DuneOps can emerge from any of these operational models - DevOps or SRE or Frontline ops. In Dune, the most powerful fighters are forged by harsh environments. And so in ops, the best operators are born from harsh, real-world operations. They need to be able to make mistakes and learn, see what works and what doesn't, and find out what actually matters by being accountable for the outcomes.

No matter what operational model you go with, I find it's important that dev and ops teams: 1) Stay grounded in reality. The closer you can put the responsibility for building central solutions to the place where the real ops is happening, the more complete the outcome. 2) Put operational ownership with service ownership.
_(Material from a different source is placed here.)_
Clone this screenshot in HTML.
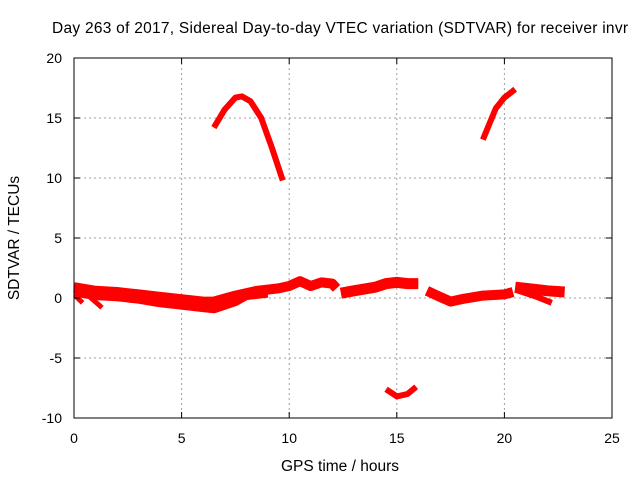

The people whose software is broken should have their pager's go off first, not second. 3) Incentivize organizational altruism. Build a culture where people share their solutions to improve others' ops as well as theirs. 4) Keep blame focused on structure and not people. We didn't talk about it in this post but it's super important and is covered in this talk if you're interested.

Epilogue

I'm sure folks will disagree with parts of this. I'm happy to chat about it (see social media links) and keep updating this as I collect more perspectives. And please know and believe that I'm not trying to offend anyone with any of these takes or colorful language. All of this stuff is extremely hard, and I respect everyone who been involved with any of this kind of stuff. After all, we are all brothers and sisters of the Fremen, forged out of the harsh desert of Dune.